No momento em que estavam a decorrer os criminosos e bárbaros atentados em Paris a uma nova e inimaginável escala, estava a ver o filme "Poll", de Chris Kraus (2010), o primeiro que vejo deste novo cineasta alemão.
Trata-se de um filme muito curioso e muito bem feito, com argumento do próprio realizador baseado nas memórias de Oda Schaefer (1900-1988), sua tia-avó, jornalista e escritora. Situado na Estónia, para onde Oda von Siering/Paula Beer vai viver com os pais e o irmão nas vésperas do início da I Guerra Mundial, durante o Verão de 1914, tem a sua narrativa apoiada em dois elementos exteriores: a presença do exército czarista em território estóneo e um anarquista russo fugitivo, Schnaps/Tambet Tuisk que procura abrigo na casa da família.

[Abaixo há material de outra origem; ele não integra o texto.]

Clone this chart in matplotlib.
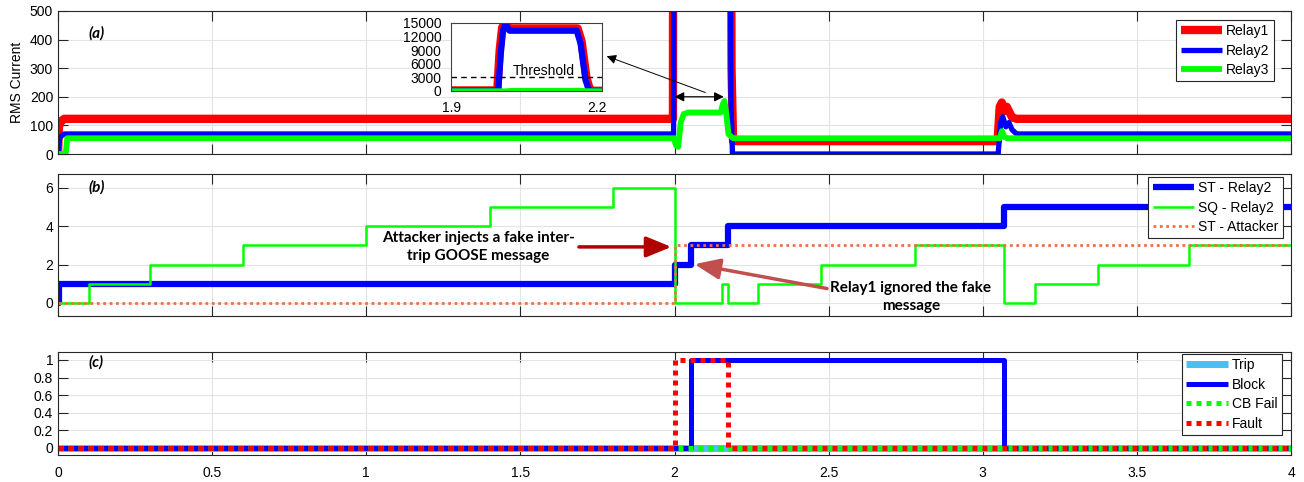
import matplotlib.pyplot as plt
import numpy as np

plt.rcParams['font.family'] = ['Liberation Sans', 'DejaVu Sans']
plt.rcParams['font.size'] = 10
plt.rcParams['lines.solid_capstyle'] = 'butt'

# (a) RMS current of the three relays
t_r1 = [0, 0.003, 0.01, 0.02, 1.995, 2.0, 2.005, 2.012, 2.02, 2.16, 2.168, 2.178, 2.185, 2.19,
        3.048, 3.055, 3.062, 3.07, 3.078, 3.085, 3.095, 3.11, 4.0]
i_r1 = [0, 95, 115, 123, 123, 9000, 14000, 15000, 13800, 13800, 11000, 3000, 300, 45,
        45, 165, 180, 150, 165, 150, 128, 123, 123]
t_r2 = [0, 0.005, 0.01, 0.02, 1.997, 2.002, 2.007, 2.012, 2.02, 2.158, 2.166, 2.176, 2.183, 2.188,
        3.05, 3.058, 3.065, 3.075, 3.085, 3.095, 3.11, 4.0]
i_r2 = [0, 55, 62, 70, 70, 8000, 13500, 14800, 13300, 13300, 10500, 2500, 200, 0,
        0, 110, 130, 95, 110, 85, 70, 70]
t_r3 = [0, 0.025, 0.03, 1.998, 2.005, 2.012, 2.02, 2.03, 2.045, 2.15, 2.157, 2.162, 2.168, 2.175, 2.19,
        3.055, 3.062, 3.07, 3.08, 4.0]
i_r3 = [0, 0, 55, 55, 30, 25, 110, 140, 145, 145, 175, 185, 140, 70, 55,
        55, 80, 60, 55, 55]
threshold = 3000

# (b) GOOSE state / sequence numbers
st_t = [0, 0.002, 2.0, 2.055, 2.175, 3.07, 4.0]
st_v = [0, 1, 2, 3, 4, 5, 5]
sq_t = [0, 0.1, 0.3, 0.6, 1.0, 1.4, 1.8, 2.0, 2.155, 2.175, 2.27, 2.475, 2.78, 3.07, 3.17, 3.375, 3.67, 4.0]
sq_v = [0, 1, 2, 3, 4, 5, 6, 0, 1, 0, 1, 2, 3, 0, 1, 2, 3, 3]
att_t = [0, 2.0, 4.0]
att_v = [0, 3, 3]

# (c) logic signals
trip_t, trip_v = [0, 4.0], [0, 0]
block_t, block_v = [0, 2.055, 3.068, 4.0], [0, 1, 0, 0]
cbf_t, cbf_v = [0, 4.0], [0, 0]
fault_t, fault_v = [0, 2.0, 2.175, 4.0], [0, 1, 0, 0]

W, H = 1304, 482
fig = plt.figure(figsize=(W / 100, H / 100), dpi=100)


def box(l, t, r, b):
    return [l / W, 1 - b / H, (r - l) / W, (b - t) / H]


def style(ax):
    ax.set_xlim(0, 4)
    ax.set_xticks(np.arange(0, 4.01, 0.5))
    ax.grid(True, color='#e3e3e3', lw=0.8)
    ax.set_axisbelow(True)
    ax.tick_params(direction='in', top=True, right=True, length=7, width=0.8,
                   color='#262626', labelsize=10)
    for s in ax.spines.values():
        s.set_color('#262626')
        s.set_linewidth(0.8)


lab_font = dict(fontsize=11, fontweight='bold', fontstyle='italic', family=['Lato', 'DejaVu Sans'])
leg_kw = dict(fontsize=10, fancybox=False, edgecolor='#262626', framealpha=1,
              borderaxespad=0, handlelength=3.0, handletextpad=0.3, labelspacing=0.4,
              borderpad=0.3)

# ---- (a)
ax1 = fig.add_axes(box(58, 11, 1291, 154))
style(ax1)
ax1.plot(t_r1, i_r1, color='red', lw=6, label='Relay1')
ax1.plot(t_r2, i_r2, color='blue', lw=3.8, label='Relay2')
ax1.plot(t_r3, i_r3, color='#00ff00', lw=4.2, label='Relay3')
ax1.set_ylim(0, 500)
ax1.set_yticks(range(0, 501, 100))
ax1.set_xticklabels([])
ax1.set_ylabel('RMS Current', fontsize=10, labelpad=4)
ax1.text(0.1, 420, '(a)', va='center', **lab_font)
leg = ax1.legend(loc='upper right', bbox_to_anchor=((1274 - 58) / 1233, (154 - 20) / 143), **leg_kw)
leg.get_frame().set_linewidth(0.8)
ax1.annotate('', xy=(2.0, 200), xytext=(2.16, 200),
             arrowprops=dict(arrowstyle='<|-|>', color='black', lw=0.9, mutation_scale=14,
                             shrinkA=0, shrinkB=0))
ax1.annotate('', xy=(1.78, 342), xytext=(2.10, 215),
             arrowprops=dict(arrowstyle='-|>', color='black', lw=0.7, mutation_scale=14,
                             shrinkA=0, shrinkB=0))

# inset zoom of the fault current
axi = fig.add_axes(box(451, 23, 602, 91))
axi.plot(t_r1, i_r1, color='red', lw=6)
axi.plot(t_r2, i_r2, color='blue', lw=4.5)
axi.plot(t_r3, i_r3, color='#00ff00', lw=3.5)
axi.axhline(threshold, color='black', ls='--', lw=1, dashes=(4, 3))
axi.text(2.09, 4500, 'Threshold', ha='center', va='center', fontsize=10)
axi.set_xlim(1.9, 2.21)
axi.set_ylim(0, 15000)
axi.set_yticks(range(0, 15001, 3000))
axi.set_xticks([1.9, 2.2])
axi.tick_params(length=0, labelsize=10)
axi.tick_params(axis='y', pad=7)
axi.tick_params(axis='x', pad=7)
for s in axi.spines.values():
    s.set_color('#404040')
    s.set_linewidth(0.8)

# ---- (b)
ax2 = fig.add_axes(box(58, 174, 1291, 316))
style(ax2)
ax2.plot(st_t, st_v, color='blue', lw=4.5, drawstyle='steps-post', label='ST - Relay2')
ax2.plot(sq_t, sq_v, color='#00ff00', lw=1.8, drawstyle='steps-post', label='SQ - Relay2')
ax2.plot(att_t, att_v, color='#f07040', lw=2, ls=(0, (1, 1.3)), drawstyle='steps-post',
         label='ST - Attacker')
ax2.set_ylim(-0.68, 6.72)
ax2.set_yticks([0, 2, 4, 6])
ax2.set_xticklabels([])
ax2.text(0.1, 6.0, '(b)', va='center', **lab_font)
leg = ax2.legend(loc='upper right', bbox_to_anchor=((1283 - 58) / 1233, (316 - 177) / 142), **leg_kw)
leg.get_frame().set_linewidth(0.8)

note_font = dict(fontsize=11, fontweight='bold', family=['Lato', 'DejaVu Sans'],
                 ha='center', va='center', linespacing=1.3)
ax2.text(1.363, 2.92, 'Attacker injects a fake inter-\ntrip GOOSE message', **note_font)
ax2.annotate('', xy=(1.99, 2.92), xytext=(1.69, 2.92),
             arrowprops=dict(arrowstyle='-|>,head_length=1.1,head_width=0.45', color='#b00000',
                             lw=2.5, mutation_scale=14, shrinkA=0, shrinkB=0))
ax2.text(2.767, 0.31, 'Relay1 ignored the fake\nmessage', **note_font)
ax2.annotate('', xy=(2.065, 2.02), xytext=(2.495, 0.75),
             arrowprops=dict(arrowstyle='-|>,head_length=1.1,head_width=0.45', color='#c0504d',
                             lw=2.5, mutation_scale=14, shrinkA=0, shrinkB=0))

# ---- (c)
ax3 = fig.add_axes(box(58, 352, 1291, 455))
style(ax3)
ax3.plot(trip_t, trip_v, color='#4dbeee', lw=5, drawstyle='steps-post', label='Trip')
ax3.plot(block_t, block_v, color='blue', lw=3.6, drawstyle='steps-post', label='Block')
ax3.plot(cbf_t, cbf_v, color='#00ff00', lw=3.6, ls=(0, (1, 1)), drawstyle='steps-post',
         label='CB Fail')
ax3.plot(fault_t, fault_v, color='red', lw=3.6, ls=(0, (1, 1)), drawstyle='steps-post',
         label='Fault')
ax3.set_ylim(-0.08, 1.09)
ax3.set_yticks([0, 0.2, 0.4, 0.6, 0.8, 1])
ax3.set_yticklabels(['0', '0.2', '0.4', '0.6', '0.8', '1'])
ax3.set_xticklabels(['0', '0.5', '1', '1.5', '2', '2.5', '3', '3.5', '4'])
ax3.tick_params(axis='x', pad=8)
ax3.text(0.1, 0.97, '(c)', va='center', **lab_font)
leg = ax3.legend(loc='upper right', bbox_to_anchor=((1282 - 58) / 1233, (455 - 354) / 103), **leg_kw)
leg.get_frame().set_linewidth(0.8)

fig.savefig('out.png', dpi=100)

Adoptando resolutamente o ponto de vista da protagonista, o cineasta dá conta das suas perplexidades perante os conflitos familiares e sociais, bem como perante a presença de um desconhecido que, no entanto, é levada a proteger e ajuda a ocultar-se. Misto de estranheza e de recusa, Oda von Siering vai-se apercebendo de que o mundo dos adultos, mesmo o dos da sua idade, não tem nada a ver com a aparência tranquila e tranquilizadora que todos fazem questão de ostentar.
Do pai, médico, Ebbo von Siering/Edgar Selge, ela aprende o que se sabe sobre o cérebro humano - e a relação pai-filha está muito bem dada - embora mais tarde venha a ser confrontada com o seu desconhecimento da natureza humana. No final espera-se que tudo vá mudar com o rebentar da guerra, justamente quando Schnaps, o anarquista figitivo, resolve sair de cena.

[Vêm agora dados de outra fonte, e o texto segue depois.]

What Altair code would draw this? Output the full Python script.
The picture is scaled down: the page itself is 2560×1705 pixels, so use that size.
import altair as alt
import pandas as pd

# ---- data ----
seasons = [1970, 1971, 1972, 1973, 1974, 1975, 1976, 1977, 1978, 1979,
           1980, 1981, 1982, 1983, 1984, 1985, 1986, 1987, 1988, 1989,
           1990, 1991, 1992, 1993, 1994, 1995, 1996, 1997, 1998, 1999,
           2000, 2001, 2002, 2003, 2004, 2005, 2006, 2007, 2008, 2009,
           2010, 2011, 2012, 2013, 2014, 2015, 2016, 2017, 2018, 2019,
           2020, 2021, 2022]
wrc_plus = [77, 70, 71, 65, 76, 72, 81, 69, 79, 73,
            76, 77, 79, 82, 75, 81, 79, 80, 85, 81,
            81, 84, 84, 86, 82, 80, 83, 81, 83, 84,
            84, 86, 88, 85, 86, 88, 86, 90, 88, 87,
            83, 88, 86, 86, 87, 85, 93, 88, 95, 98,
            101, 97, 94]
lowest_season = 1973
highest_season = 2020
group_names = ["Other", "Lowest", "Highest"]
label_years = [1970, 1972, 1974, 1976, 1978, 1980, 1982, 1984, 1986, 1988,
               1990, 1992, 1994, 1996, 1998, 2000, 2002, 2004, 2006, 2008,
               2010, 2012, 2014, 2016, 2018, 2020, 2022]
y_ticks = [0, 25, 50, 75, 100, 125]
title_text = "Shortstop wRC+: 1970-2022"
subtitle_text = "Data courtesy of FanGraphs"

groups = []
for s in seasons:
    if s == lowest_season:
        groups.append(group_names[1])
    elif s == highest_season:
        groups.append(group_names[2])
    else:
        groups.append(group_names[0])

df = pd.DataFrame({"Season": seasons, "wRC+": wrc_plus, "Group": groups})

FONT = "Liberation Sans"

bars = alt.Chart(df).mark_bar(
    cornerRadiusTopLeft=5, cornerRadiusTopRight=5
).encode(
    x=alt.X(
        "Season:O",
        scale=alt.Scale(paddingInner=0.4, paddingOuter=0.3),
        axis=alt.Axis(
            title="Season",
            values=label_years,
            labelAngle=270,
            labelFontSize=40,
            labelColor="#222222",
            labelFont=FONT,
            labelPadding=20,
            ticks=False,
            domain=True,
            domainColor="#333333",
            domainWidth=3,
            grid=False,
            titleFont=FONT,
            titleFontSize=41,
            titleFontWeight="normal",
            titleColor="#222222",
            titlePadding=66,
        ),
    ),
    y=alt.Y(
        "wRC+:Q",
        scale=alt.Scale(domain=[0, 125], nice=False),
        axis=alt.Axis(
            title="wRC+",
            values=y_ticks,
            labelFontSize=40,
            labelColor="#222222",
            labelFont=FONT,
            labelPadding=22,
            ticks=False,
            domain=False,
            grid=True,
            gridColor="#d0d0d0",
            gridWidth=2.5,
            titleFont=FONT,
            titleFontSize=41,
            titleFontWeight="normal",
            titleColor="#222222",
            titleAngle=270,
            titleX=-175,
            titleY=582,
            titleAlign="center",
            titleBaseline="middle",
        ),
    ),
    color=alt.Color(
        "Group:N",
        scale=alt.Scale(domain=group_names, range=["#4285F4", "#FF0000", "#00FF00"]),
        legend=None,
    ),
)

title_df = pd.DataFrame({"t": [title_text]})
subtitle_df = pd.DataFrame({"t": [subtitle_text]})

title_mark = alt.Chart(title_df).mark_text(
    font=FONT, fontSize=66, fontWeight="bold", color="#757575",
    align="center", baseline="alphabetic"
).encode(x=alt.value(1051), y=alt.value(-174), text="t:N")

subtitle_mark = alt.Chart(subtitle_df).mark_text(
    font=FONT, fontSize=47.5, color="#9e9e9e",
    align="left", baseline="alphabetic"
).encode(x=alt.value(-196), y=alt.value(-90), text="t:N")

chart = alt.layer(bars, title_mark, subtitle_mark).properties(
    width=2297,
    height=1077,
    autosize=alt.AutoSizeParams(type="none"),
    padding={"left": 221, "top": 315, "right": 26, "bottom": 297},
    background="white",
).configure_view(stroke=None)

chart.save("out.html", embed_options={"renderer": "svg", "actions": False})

O que fica depois da morte do que viveu, nas palavras finais da própria Oda, é nada de nada, o que encontra justificação plena na informação do final de que de Oda Schaefer, grande poeta alemã, não existe no momento do filme nenhuma obra disponível. Ficou para ela a memória daquele desconhecido que acolheu, protegeu mas que partiu, deixando-a só para o resto dos seus dias com a ideia da morte a trabalhar como semente nos seus poemas.
Se estivesse em Paris neste dia talvez nunca tivesse assistido a este magnífico filme, que passou esta semana no Arte. Em Paris tenho as minhas mais fortes memórias afectivas e referências culturais, de maneira de que quando lá acontece ir acomete-me sempre o desejo de não regressar aqui. Não sei se lá poderei voltar algum dia, mas em revolta e dor estou de novo plenamente com os parisianses (ver "Je suis Charlie", de 7 de Janeiro de 2015).